Village school in Gümüshane

The final residency of Tell me a Tale in Turkey took place in a village school in Gümüşhane, a small province in North Eastern Turkey in the Black Sea region.  I was keen to take the project to a village school as I had heard so much about them since my arrival in Turkey.

When teachers graduate from university they are required to sit an identical government exam (whether their subject is music or maths) which determines if they will be able to work for the state school system. All government employees are expected to carry out ‘doğu görev’ (eastern duty).  This is where they are placed in a more ‘disadvantaged’ area for 3-5 years (the more disadvantaged the area the shorter your duty).  Although the name suggests that these areas are all in the east they can in fact be all over Turkey and are in general small towns and villages rather than cities.  The only way to finish your ‘doğu görev’ early is if you have a spouse who works elsewhere and then you can apply to move near them- this results in many teachers marrying young and even organising marriages of convenience.  Most ‘class teachers’ (general education teachers for children between 7-11) start their career in village schools.  Some of the village schools are for as little as 30 pupils where all students aged 7-11 are in the same classroom and their one teacher is also the school principal.   Most of the time these class teachers have just graduated and are therefore inexperienced teachers.  At the boarding school I went to in Ekinözü many of the students had previously attended village schools and they themselves said that the education they got at Ekinözü YİBO, a larger school, was much better.

Altınpinar İlköğretim Okul is a village school in the town Torul.  It has 100 pupils (including a reception class) and has around 10 teachers many whom also work part-time at another village school in the area.  I was working with the reception class and also with two 10-13 year old groups.  Something that has surprised me during this project in Turkey is the difficulty that young people have in expressing themselves and giving their own ideas and opinions.  It was interesting to see that when working with the reception class (6 year olds) the children quite confidently created a story about a school of fish scared of other sea creatures.  They suggested that the fish could disguise themselves with masks to combat their fear. In general the children were keen to give ideas to create the story. We then made papier-mache masks which could be used within the story.  This also highlights the importance of exploring other arts practices even when the focus is on drama.  In the work I do with children with special needs I often combine music, dance and art with drama but sometimes forget the possibilities this creates when working with mainstream groups.

 

 

 

 

 

 

Working with the older group of 10-13 year olds I came across many of the similar issues with students in the other schools from this project.  I would even say that students in this school struggled more when it came to improvisation and creating characters.  This could possibly be due to the fact that they live in a remote location and are not as socially active as children from larger towns.  Around 25 of the schools students were ‘taşımılar’ meaning ‘daily travelling’.  Their much smaller village school had closed the previous year and they now travel daily to Altınpinar to go to school there (many of the smaller village schools in Turkey have started to combine to create better education opportunities).  These students found the drama workshops even more challenging and once again this made me wonder if coming from a smaller village they socialised even less thus affecting their ability to express themselves.  However it was also interesting to compare them to the reception class and wonder what exactly it was that between the ages of 6-10 that made the children become much more fearful of their own imaginations and how are we able help them use their ideas with confidence once again?

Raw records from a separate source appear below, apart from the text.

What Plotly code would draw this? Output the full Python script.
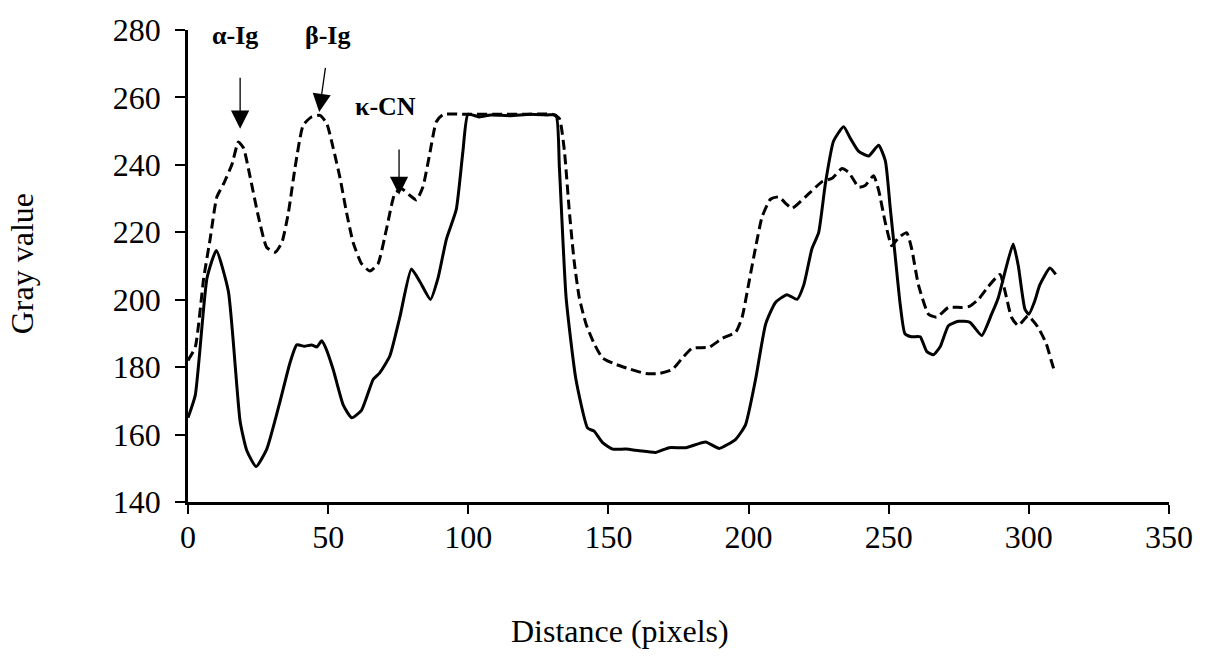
import plotly.graph_objects as go

# ---- data ----
solid_x = [0, 2.6, 6.8, 10.1, 14.4, 18.6, 21.0, 24.3, 28.1, 32.8, 36.4, 38.8, 41.5, 44.1, 46, 47.7, 49.2,
           51.8, 55.4, 58.4, 61.9, 66.1, 68.4, 72, 75.6, 79.7, 82.7, 86.5, 89.2, 92.2, 95.7, 98.1, 99.9,
           104, 108, 115, 122, 128, 131.3, 132.5, 134.9, 138.4, 142.6, 144.9, 147.9, 151.5, 156.2, 161,
           166.9, 171.6, 177.6, 184.7, 189.5, 195.4, 198.9, 202.5, 206.1, 209.6, 213.7, 217.3, 219.7,
           222.6, 225, 227.4, 230.3, 233.9, 236.3, 239.2, 242.8, 246.4, 248.8, 250.5, 252.3, 254.1,
           255.8, 258.2, 261.2, 263.6, 266, 268.4, 271.3, 274.9, 279, 283.2, 286.7, 289.1, 291.5, 294.4,
           296.2, 298.6, 300, 302.1, 303.9, 307.5, 309.6]
solid_y = [165, 171.7, 206.5, 214.6, 202.5, 163.9, 155.2, 150.5, 155.7, 169.7, 181.3, 186.6, 186.2, 186.6,
           186.0, 187.8, 185.6, 179.3, 168.7, 165, 167.2, 176.4, 178.3, 183.3, 194.9, 209.1, 205.4, 200.1,
           206.4, 218, 226.7, 244.1, 255, 254.2, 254.8, 254.6, 255, 254.8, 254.7, 239.2, 200.6, 176.4,
           161.9, 161, 157.6, 155.7, 155.7, 155.2, 154.7, 156.1, 156.1, 157.8, 155.9, 158.6, 162.9, 176.4,
           192.8, 199.2, 201.5, 200.1, 204.4, 215.1, 219.9, 234.4, 247, 251.3, 247.9, 244.1, 242.6, 245.8,
           241.2, 227.6, 213.1, 198.6, 189.9, 189, 189, 184.6, 183.7, 186.1, 192.3, 193.6, 193.3, 189.4,
           195.7, 200.6, 208.3, 216.5, 210.2, 197.2, 195.7, 199.6, 204.4, 209.4, 207.5]

dash_x = [0, 2.6, 5.6, 7.9, 10.3, 12.7, 15.7, 18, 19.8, 22.2, 25.1, 28.1, 31.1, 33.5, 35.8, 38.2, 41.1,
          44.1, 47.1, 49.5, 51.8, 54.2, 56.6, 58.9, 61.9, 64.9, 67.8, 70.8, 73.8, 76.2, 79.1, 81.5, 83.8,
          86.2, 88.6, 91, 100, 110, 120, 130, 132.5, 134.3, 136, 137.8, 139.6, 142, 144.9, 147.9, 152.7,
          157.4, 163.3, 168.1, 172.8, 176.4, 179.9, 185.9, 190.6, 195.4, 197.7, 200.1, 202.5, 204.8, 207.8,
          210.8, 213.2, 215.5, 220.3, 226.2, 229.8, 233.3, 235.7, 239.3, 241.6, 244.6, 246.4, 248.8, 251.1,
          253.5, 256.4, 258.2, 260.6, 264.2, 267.1, 271.3, 276, 279, 282, 285.5, 289.7, 291.5, 293.8,
          296.2, 299.7, 303.2, 306.2, 307.9, 309.3]
dash_y = [182, 186, 206.4, 218, 230.5, 234.4, 240.2, 246.8, 245, 236.3, 224.7, 215.5, 214.1, 217, 225.7,
          239.2, 251.8, 254.2, 254.7, 252.3, 245, 236.3, 225.7, 217, 210.7, 208.5, 210.7, 220.9, 231.5,
          232.9, 231, 229.6, 233.4, 243.1, 252.8, 254.9, 255, 255, 255, 255, 253.7, 244.1, 226.7, 211.2,
          200.6, 192.8, 187, 182.7, 180.8, 179.5, 178.1, 178.1, 179.3, 182.7, 185.6, 185.9, 188.5, 190.4,
          194.8, 205, 215.5, 224.5, 229.8, 230.5, 228.6, 227.1, 230.5, 235, 236, 238.9, 237.8, 233.4,
          233.9, 236.8, 232.5, 222.8, 216, 218.4, 219.9, 215.1, 204.4, 195.7, 194.8, 197.7, 197.7, 198.1,
          200.1, 203.9, 207.5, 202.5, 194.8, 192.3, 195.2, 191.9, 187, 182.2, 178.3]

x_ticks = [0, 50, 100, 150, 200, 250, 300, 350]
y_ticks = [140, 160, 180, 200, 220, 240, 260, 280]

peak_labels = ["α-Ig", "β-Ig", "κ-CN"]
peak_tip_x = [18.6, 46.8, 75.3]
peak_tip_y = [250.7, 255.7, 231.1]
peak_tail_x = [18.6, 49.1, 75.3]
peak_tail_y = [266.3, 269.2, 245.0]
label_x = [16.8, 49.6, 70.6]
label_y = [278.3, 278.3, 257.2]

FONT = "Liberation Serif, Times New Roman, serif"

fig = go.Figure()
fig.add_trace(go.Scatter(x=dash_x, y=dash_y, mode="lines",
                         line=dict(color="black", width=3, dash="10px,5px",
                                   shape="spline", smoothing=0.5),
                         cliponaxis=False, showlegend=False, hoverinfo="skip"))
fig.add_trace(go.Scatter(x=solid_x, y=solid_y, mode="lines",
                         line=dict(color="black", width=3, shape="spline", smoothing=0.5),
                         cliponaxis=False, showlegend=False, hoverinfo="skip"))

for lab, tx, ty, ax, ay, lx, ly in zip(peak_labels, peak_tip_x, peak_tip_y,
                                       peak_tail_x, peak_tail_y, label_x, label_y):
    fig.add_annotation(x=tx, y=ty, ax=ax, ay=ay, xref="x", yref="y", axref="x", ayref="y",
                       text="", showarrow=True, arrowhead=2, arrowsize=2.8, arrowwidth=1.3,
                       arrowcolor="black")
    fig.add_annotation(x=lx, y=ly, xref="x", yref="y", text="<b>" + lab + "</b>",
                       showarrow=False, font=dict(family=FONT, size=26, color="black"))

# axis titles
fig.add_annotation(x=0.4407, y=0, xref="paper", yref="paper", yshift=-129,
                   text="Distance (pixels)", showarrow=False, yanchor="middle",
                   font=dict(family=FONT, size=32, color="black"))
fig.add_annotation(x=0, y=0.5037, xref="paper", yref="paper", xshift=-166,
                   text="Gray value", showarrow=False, textangle=-90, xanchor="center",
                   yanchor="middle", font=dict(family=FONT, size=32, color="black"))

fig.update_layout(
    width=1208, height=659,
    margin=dict(l=188, r=39, t=19, b=157),
    paper_bgcolor="white", plot_bgcolor="white",
    font=dict(family=FONT, size=32, color="black"),
    xaxis=dict(range=[0, 350], tickvals=x_ticks, ticks="outside", ticklen=9, tickwidth=2,
               tickcolor="black", showline=True, linecolor="black", linewidth=2.5,
               showgrid=False, zeroline=False, ticklabelstandoff=-4),
    yaxis=dict(range=[140, 280], tickvals=y_ticks, ticks="outside", ticklen=10, tickwidth=2,
               tickcolor="black", showline=True, linecolor="black", linewidth=2.5,
               showgrid=False, zeroline=False, ticklabelstandoff=8),
)

fig.write_html("out.html", config={"displayModeBar": False},
               post_script="document.body.style.margin='0';document.body.style.padding='0';")
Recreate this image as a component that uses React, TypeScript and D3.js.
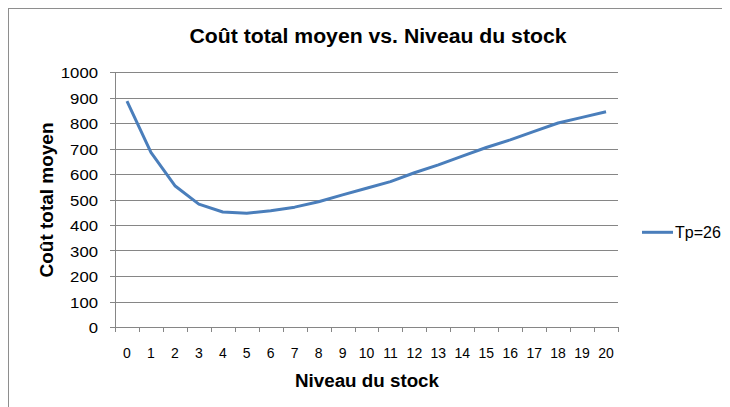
import React from "react";
import * as d3 from "d3";

// Niveau du stock (0..20) and the corresponding average total cost
const stockLevels: number[] = [0, 1, 2, 3, 4, 5, 6, 7, 8, 9, 10, 11, 12, 13, 14, 15, 16, 17, 18, 19, 20];
const avgCost: number[] = [886, 685, 554, 482, 451, 446, 456, 470, 491, 518, 544, 570, 605, 636, 670, 704, 734, 767, 800, 822, 844];
const yTicks: number[] = [0, 100, 200, 300, 400, 500, 600, 700, 800, 900, 1000];
const seriesName = "Tp=26";

const W = 730;
const H = 407;
const M = { left: 107, top: 64, right: 610, bottom: 319 };

export default function App() {
  const x = d3
    .scaleBand<number>()
    .domain(stockLevels)
    .range([M.left, M.right])
    .paddingInner(0)
    .paddingOuter(0);
  const y = d3.scaleLinear().domain([0, 1000]).range([M.bottom, M.top]);

  const line = d3
    .line<number>()
    .x((_, i) => (x(stockLevels[i]) as number) + x.bandwidth() / 2)
    .y((v) => y(v));

  const font = "'Liberation Sans', Arial, sans-serif";
  const tickEdges = [...stockLevels.map((s) => x(s) as number), M.right];

  return (
    <svg width={W - 8} height={H - 8} style={{ display: "block" }} fontFamily={font}>
      <rect x={0.5} y={0.5} width={W + 20} height={H + 20} fill="#fff" stroke="#8e8e8e" strokeWidth={1} />
      <text x={370} y={34.7} textAnchor="middle" fontSize={20} fontWeight="bold" fill="#000" textLength={377} lengthAdjust="spacingAndGlyphs">
        Coût total  moyen vs. Niveau du stock
      </text>

      {/* gridlines and y ticks */}
      {yTicks.map((t) => {
        const label = String(t);
        return (
          <g key={t}>
            <line x1={M.left - 5} x2={M.right} y1={Math.round(y(t)) + 0.5} y2={Math.round(y(t)) + 0.5} stroke="#868686" strokeWidth={1} />
            <text
              x={90}
              y={y(t) + 6}
              textAnchor="end"
              fontSize={14}
              fill="#000"
              textLength={label.length * 9.3}
              lengthAdjust="spacingAndGlyphs"
            >
              {label}
            </text>
          </g>
        );
      })}
      <line x1={M.left + 0.5} x2={M.left + 0.5} y1={M.top} y2={M.bottom} stroke="#868686" />

      {/* x ticks */}
      {tickEdges.map((e, i) => (
        <line key={i} x1={Math.round(e) + 0.5} x2={Math.round(e) + 0.5} y1={M.bottom} y2={M.bottom + 5} stroke="#868686" />
      ))}
      {stockLevels.map((s) => (
        <text key={s} x={(x(s) as number) + x.bandwidth() / 2} y={350.3} textAnchor="middle" fontSize={14} fill="#000">
          {s}
        </text>
      ))}

      <path d={line(avgCost) ?? ""} fill="none" stroke="#4a7ebb" strokeWidth={3} strokeLinejoin="round" />

      <text x={359} y={379} textAnchor="middle" fontSize={18} fontWeight="bold" fill="#000" textLength={144} lengthAdjust="spacingAndGlyphs">
        Niveau du stock
      </text>
      <text
        transform={`translate(45, ${(M.top + M.bottom) / 2 + 0.5}) rotate(-90)`}
        textAnchor="middle"
        fontSize={18}
        fontWeight="bold"
        fill="#000"
        textLength={155}
        lengthAdjust="spacingAndGlyphs"
      >
        Coût total moyen
      </text>

      {/* legend */}
      <line x1={634} x2={665} y1={224.3} y2={224.3} stroke="#4a7ebb" strokeWidth={3} />
      <text x={667} y={230.3} fontSize={16} fill="#000">
        {seriesName}
      </text>
    </svg>
  );
}
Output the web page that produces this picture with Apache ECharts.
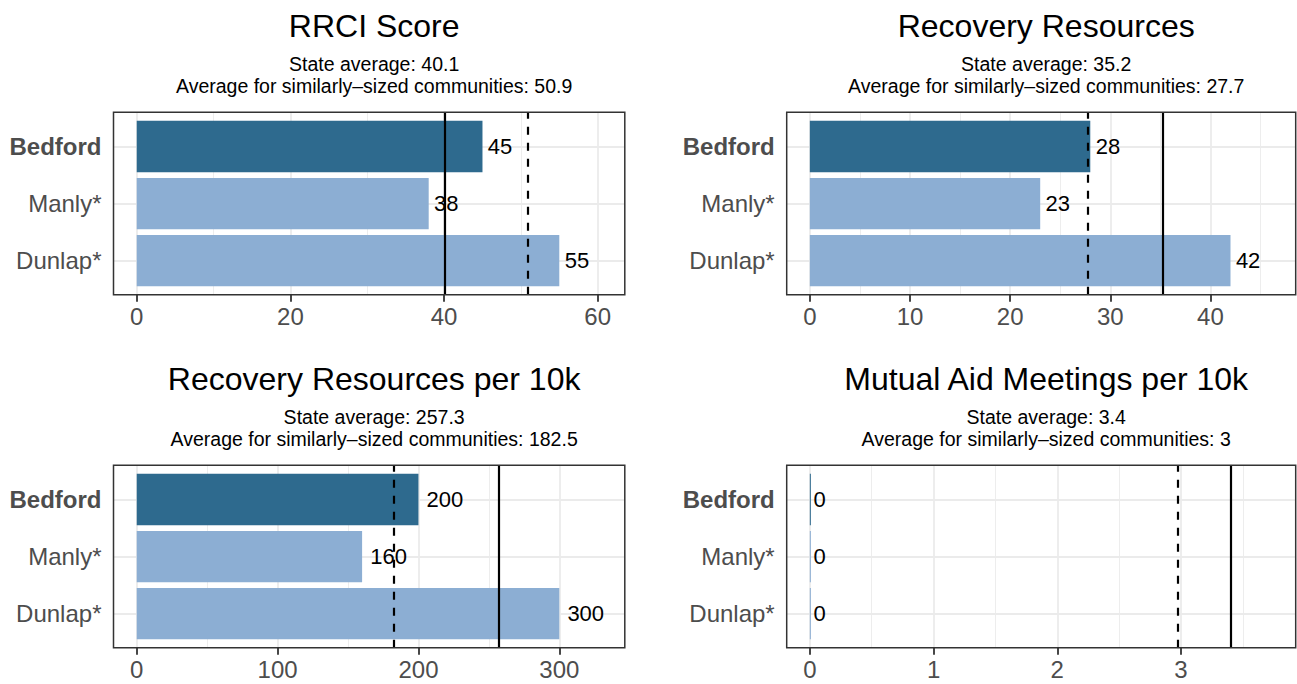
<!DOCTYPE html>
<html>
<head>
<meta charset="utf-8">
<script src="https://cdn.jsdelivr.net/npm/echarts@6/dist/echarts.min.js"></script>
<style>
  html, body { margin: 0; padding: 0; background: #fff; }
  #chart { width: 1297px; height: 684px; }
</style>
</head>
<body>
<div id="chart"></div>
<script>
// ---------- data ----------
const categories = ['Bedford', 'Manly*', 'Dunlap*'];
const panelTitles = ['RRCI Score', 'Recovery Resources', 'Recovery Resources per 10k', 'Mutual Aid Meetings per 10k'];
const rrciValues = [45, 38, 55];
const resourcesValues = [28, 23, 42];
const perTenKValues = [200, 160, 300];
const meetingsValues = [0, 0, 0];
const stateAverages = [40.1, 35.2, 257.3, 3.4];
const similarAverages = [50.9, 27.7, 182.5, 2.97];
const majorTicks = [[0, 20, 40, 60], [0, 10, 20, 30, 40], [0, 100, 200, 300], [0, 1, 2, 3]];
const minorTicks = [[10, 30, 50], [5, 15, 25, 35, 45], [50, 150, 250], [0.5, 1.5, 2.5, 3.5]];
const panelValues = [rrciValues, resourcesValues, perTenKValues, meetingsValues];

// ---------- layout / style ----------
const boxes = [
  { left: 113.5, top: 112.3, width: 511.3, height: 182.5 },
  { left: 786.7, top: 112.3, width: 509.0, height: 182.5 },
  { left: 113.5, top: 465.3, width: 511.3, height: 182.5 },
  { left: 786.7, top: 465.3, width: 509.0, height: 182.5 }
];
const DARK = '#2E6A8E';
const LIGHT = '#8CAED3';
const GRID = '#EBEBEB';
const FONT = 'Liberation Sans, Arial, Helvetica, sans-serif';
const VALUE_FONT = 22;

function fmt(v) { return String(Number(v.toFixed(1))); }

const option = {
  animation: false,
  textStyle: { fontFamily: FONT },
  title: [],
  grid: [],
  xAxis: [],
  yAxis: [],
  series: []
};

boxes.forEach((b, p) => {
  const vals = panelValues[p];
  const L = 1.1 * Math.max(...vals, stateAverages[p], similarAverages[p]);
  const xmin = -0.05 * L, xmax = 1.05 * L;
  const unit = b.height / 3.2;

  option.title.push({
    text: panelTitles[p],
    subtext: 'State average: ' + fmt(stateAverages[p]) + '\nAverage for similarly\u2013sized communities: ' + fmt(similarAverages[p]),
    left: b.left + b.width / 2,
    top: b.top - 107.5,
    textAlign: 'center',
    itemGap: 11,
    textStyle: { fontSize: 32, fontWeight: 'normal', color: '#000', fontFamily: FONT },
    subtextStyle: { fontSize: 19.5, color: '#000', lineHeight: 22, fontFamily: FONT }
  });

  // outer grid: full panel box
  const go = option.grid.length;
  option.grid.push({ left: b.left, top: b.top, width: b.width, height: b.height,
    show: true, borderColor: '#333333', borderWidth: 1.5, backgroundColor: 'transparent', z: 10, containLabel: false });
  // inner grid: categories area (ggplot 0.6 expansion)
  const gi = option.grid.length;
  option.grid.push({ left: b.left, top: b.top + 0.1 * unit, width: b.width, height: b.height - 0.2 * unit, show: false });

  const xo = option.xAxis.length;
  option.xAxis.push({
    type: 'value', gridIndex: go, min: xmin, max: xmax,
    axisLine: { show: false },
    splitLine: { show: false },
    axisTick: { show: true, customValues: majorTicks[p], length: 7, lineStyle: { color: '#333333', width: 1.8 } },
    axisLabel: { show: true, customValues: majorTicks[p], fontSize: 24, color: '#4D4D4D', margin: 10, fontFamily: FONT }
  });
  const xi = option.xAxis.length;
  option.xAxis.push({
    type: 'value', gridIndex: gi, min: xmin, max: xmax, show: false,
    splitLine: { show: false }
  });
  const yo = option.yAxis.length;
  option.yAxis.push({ type: 'value', gridIndex: go, min: 0, max: 1, show: false, splitLine: { show: false } });
  const yi = option.yAxis.length;
  option.yAxis.push({
    type: 'category', gridIndex: gi, data: categories, inverse: true,
    axisLine: { show: false },
    splitLine: { show: false },
    axisTick: { show: true, alignWithLabel: true, length: 7, lineStyle: { color: '#333333', width: 1.8 } },
    axisLabel: {
      fontSize: 24, color: '#4D4D4D', margin: 12, fontFamily: FONT,
      formatter: v => v === categories[0] ? '{b|' + v + '}' : v,
      rich: { b: { fontWeight: 'bold', fontSize: 24, color: '#4D4D4D', fontFamily: FONT } }
    }
  });

  // bars (label offset proportional to text width, like ggplot hjust)
  option.series.push({
    type: 'bar', xAxisIndex: xi, yAxisIndex: yi,
    barWidth: '90%', barMinHeight: 1, z: 2,
    data: vals.map((v, i) => ({
      value: v,
      itemStyle: { color: i === 0 ? DARK : LIGHT },
      label: { distance: 0.22 * String(v).length * 0.556 * VALUE_FONT }
    })),
    label: { show: true, position: 'right', fontSize: VALUE_FONT, color: '#000', fontFamily: FONT, formatter: '{c}' },
    markLine: {
      silent: true, z: 1, symbol: 'none', label: { show: false },
      lineStyle: { color: GRID, width: 1.8, type: 'solid' },
      data: categories.map(c => ({ yAxis: c }))
    }
  });
  // vertical grid lines
  option.series.push({
    type: 'line', xAxisIndex: xo, yAxisIndex: yo, data: [], z: 1,
    markLine: {
      silent: true, z: 1, symbol: 'none', label: { show: false },
      data: majorTicks[p].map(t => ({ xAxis: t, lineStyle: { color: GRID, width: 1.8, type: 'solid' } }))
        .concat(minorTicks[p].map(t => ({ xAxis: t, lineStyle: { color: GRID, width: 0.9, type: 'solid' } })))
    }
  });
  // average reference lines
  option.series.push({
    type: 'line', xAxisIndex: xo, yAxisIndex: yo, data: [], z: 5,
    markLine: {
      silent: true, z: 5, symbol: 'none', label: { show: false },
      data: [
        { xAxis: stateAverages[p], lineStyle: { color: '#000', width: 2.2, type: 'solid' } },
        { xAxis: similarAverages[p], lineStyle: { color: '#000', width: 2.2, type: [8, 8] } }
      ]
    }
  });
});

const chart = echarts.init(document.getElementById('chart'), null, { renderer: 'svg' });
chart.setOption(option);
</script>
</body>
</html>
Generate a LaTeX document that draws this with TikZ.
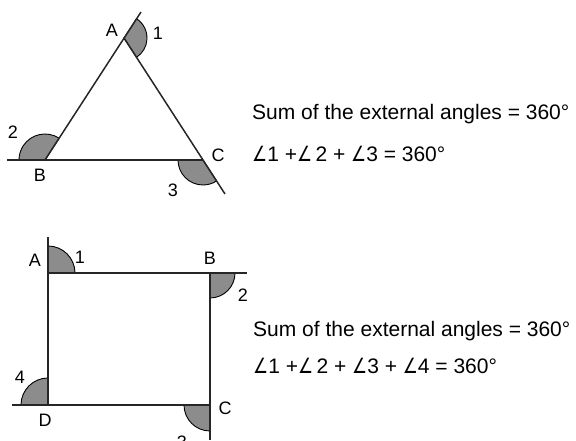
\documentclass[tikz,border=0pt]{standalone}
\usepackage{fontspec}
\setmainfont{Liberation Sans}
\newfontfamily\angfont{DejaVu Sans}
\newcommand{\angsym}{\scalebox{0.8}[1]{\angfont ∠}}

\begin{document}
\begin{tikzpicture}[x=1pt, y=1pt,
  every node/.style={font=\fontsize{18}{20}\selectfont, inner sep=0pt},
  txt/.style={anchor=base west, font=\fontsize{21}{24}\selectfont},
  edge/.style={line width=1.5pt, black!85},
  wedge/.style={fill=black!45, draw=black, line width=0.9pt}]
  \useasboundingbox (0,0) rectangle (576,441);

  % triangle
  \coordinate (tA) at (124,403);
  \coordinate (tB) at (45,281);
  \coordinate (tC) at (203,281);
  \coordinate (tAe) at (141,429);
  \coordinate (tCe) at (225,247);
  \coordinate (tBe) at (7,281);
  \filldraw[wedge] (tA) -- ++(57:23) arc[start angle=57, end angle=-57, radius=23] -- cycle;
  \filldraw[wedge] (tB) -- ++(57:26) arc[start angle=57, end angle=180, radius=26] -- cycle;
  \filldraw[wedge] (tC) -- ++(180:25) arc[start angle=180, end angle=303, radius=25] -- cycle;
  \draw[edge] (tBe) -- (tC);
  \draw[edge] (tB) -- (tAe);
  \draw[edge] (tA) -- (tCe);
  \node (ltA) at (112,411) {A};
  \node (lt1) at (158,408) {1};
  \node (lt2) at (13,309) {2};
  \node (ltB) at (40,266) {B};
  \node (ltC) at (218,286) {C};
  \node (lt3) at (173,251) {3};
  \node[txt] (sum1) at (252,321) {Sum of the external angles = 360°};
  \node[txt] (eq1) at (252,279) {\angsym1 +\angsym\,2 + \angsym3 = 360°};

  % square
  \coordinate (sA) at (48,168);
  \coordinate (sB) at (210,168);
  \coordinate (sC) at (210,36);
  \coordinate (sD) at (48,36);
  \coordinate (sAe) at (48,204);
  \coordinate (sBe) at (247,168);
  \coordinate (sCe) at (210,1);
  \coordinate (sDe) at (12,36);
  \filldraw[wedge] (sA) -- ++(0:27) arc[start angle=0, end angle=90, radius=27] -- cycle;
  \filldraw[wedge] (sB) -- ++(270:25) arc[start angle=270, end angle=360, radius=25] -- cycle;
  \filldraw[wedge] (sC) -- ++(180:26) arc[start angle=180, end angle=270, radius=26] -- cycle;
  \filldraw[wedge] (sD) -- ++(90:27) arc[start angle=90, end angle=180, radius=27] -- cycle;
  \draw[edge] (sD) -- (sAe);
  \draw[edge] (sA) -- (sBe);
  \draw[edge] (sB) -- (sCe);
  \draw[edge] (sDe) -- (sC);
  \node (lsA) at (35,181) {A};
  \node (ls1) at (80,184) {1};
  \node (lsB) at (210,183) {B};
  \node (ls2) at (243,146) {2};
  \node (ls4) at (20,64) {4};
  \node (lsD) at (45,21) {D};
  \node (lsC) at (225,33) {C};
  \node (ls3) at (182,-1) {3};
  \node[txt] (sum2) at (253,104) {Sum of the external angles = 360°};
  \node[txt] (eq2) at (253,67) {\angsym1 +\angsym\,2 + \angsym3 + \angsym4 = 360°};
\end{tikzpicture}
\end{document}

What was wonderful to see however from the children at this school was the sheer excitement of attending school.  All of the teachers live in a town called Torul, 8km from the village and travel in everyday by a bus service.  Every day as the bus pulled into the school playground the students would run up to it with excitement and say to each teacher with delight ‘good morning teacher!’  I saw this every day for 2 weeks and each morning we were greeted as enthusiastically as the last.  How wonderful it was to have children so eager to learn and so happy to be at school.  Even though they struggled with the new experiences that the drama classes brought them they never lost interest or enthusiasm.  There were times that I felt frustrated with their challenges to give ideas and opinions but every day they would try harder and harder.  I would say out of all of the mainstream schools I went to, these students struggled the most but their ambition to learn was greater.  I think the frustration that I felt could have been seeing how much effort the students were making but I felt that their ‘progression’ was much slower.  They still however created 6 dynamic plays within the two weeks to perform to the rest of the school and the local community.  If anything this school highlighted the importance needing more creativity in the education system in Turkey.  Drama can be such an important tool in developing social skills and self-confidence which are always essential but more so if the children decide to move to larger towns or cities.  The aspiration to learn is so strong and it is a great shame that the resources are not.

My time in Turkey has now come to an end.  In the next few months I will be writing a research paper on the project.  At the start of the project I had hoped that I would get a strong understanding of the Turkish education system but instead I feel that I have just skimmed the surface.  What I can say with confidence though is that although the new curriculum has a focus on ‘learning through living’ this is not yet widely practiced in schools and to improve this drama certainly could and should have a place within the education system.